Authentic Italian Alfredo Sauce (Original Roman Recipe)
The original Roman Alfredo, made with only butter, Parmesan cheese, and starchy pasta water. No cream at all.
Ingredients
- 1 pound fresh fettuccine (or 12 oz dried)
- 1 cup unsalted butter (2 sticks), cut into pieces, cold
- 2 1/2 cups Parmesan cheese, finely grated, plus more for serving
- Salt, for the pasta water
- Black pepper, to taste
Instructions
- Bring a large pot of well salted water to a boil and cook the fettuccine until just shy of al dente. Save 2 cups of the pasta water before you drain it.
- While the pasta cooks, let the butter sit out so it softens slightly but stays cool.
- Move the drained, hot pasta into a wide, warm serving bowl or back into the warm pot, off the heat.
- Add a few pieces of cold butter and a splash of hot pasta water. Toss quickly with tongs.
- Add a handful of Parmesan and another splash of pasta water. Toss again until it melts into a light coating.
- Keep adding butter, Parmesan, and pasta water in small batches, tossing constantly, until the sauce turns glossy and clings to the noodles.
- Finish with black pepper and serve immediately with extra Parmesan on the side.
Notes
This recipe depends on tossing, not simmering. There is no sauce pot here, the starchy pasta water and the friction of tossing are what turn butter and cheese into a sauce.
Work fast. The pasta needs to stay hot enough to melt the cheese, so have everything measured out before you drain it.
Why There Is No Cream in This Version
The American style cream-based sauce most people call Alfredo sauce was developed later, mostly in the United States, to make the sauce easier to hold and reheat in restaurant kitchens. The original Roman dish gets its creamy texture a different way. Butter and Parmesan, when tossed hard with hot starchy pasta water, form an emulsion on their own. The starch in the water holds the fat and cheese together, the same basic idea behind a good carbonara or cacio e pepe.
Tips for Getting the Texture Right
- Use a wide, shallow bowl or pan for tossing, not a deep pot. You need room to move the pasta around.
- Keep the butter cold when you add it, even though the pasta is hot. Cold butter melts in slowly and emulsifies better than already-melted butter.
- Add the pasta water a splash at a time. You can always add more, but too much at once will make the sauce thin and hard to bring back.
- Grate the Parmesan very fine.
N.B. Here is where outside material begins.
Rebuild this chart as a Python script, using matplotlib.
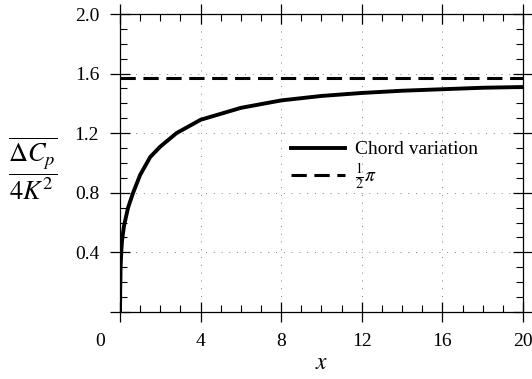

Coarse shreds take longer to melt and are more likely to clump.
- If the sauce looks broken or greasy instead of glossy, add another splash of hot pasta water and toss harder.
How This Compares to the Cream-Based Version
If you are used to the American style sauce on our homemade Alfredo sauce page, this version will taste lighter and more directly of butter and cheese, with a thinner consistency that clings to the pasta rather than pooling around it. Both are valid versions of the dish, they just come from different points in its history.
Equipment That Actually Matters Here
Unlike the cream-based version, this recipe lives or dies by technique, not a special pan. A wide, shallow vessel, a large skillet or a wide pasta bowl, gives you room to toss the noodles properly. Tongs work better than a spoon for tossing. Keep a ladle near the pasta water so you can add it in controlled splashes rather than pouring straight from the pot.
Common Mistakes to Avoid
- Using a deep pot to toss in. There is not enough surface area for the pasta to move around and pick up the sauce evenly.
- Letting the pasta cool down too much. The cheese needs heat to melt. If the pasta sits too long before you start adding butter and cheese, the sauce will not come together.
- Adding all the pasta water at once. Too much liquid too fast thins the sauce before the emulsion has a chance to form. Add it gradually instead.
- Using pre-grated Parmesan from a shaker can. It is drier and does not melt the same way as cheese grated fresh from a block, which matters even more in a sauce with no other binding ingredients.
Storage
This style of sauce does not store or reheat as well as the cream-based version, since the emulsion can separate once it cools. It is best made fresh and eaten right away. If you want a version that holds up better for leftovers or meal prep, our classic cream-based recipe is the better choice.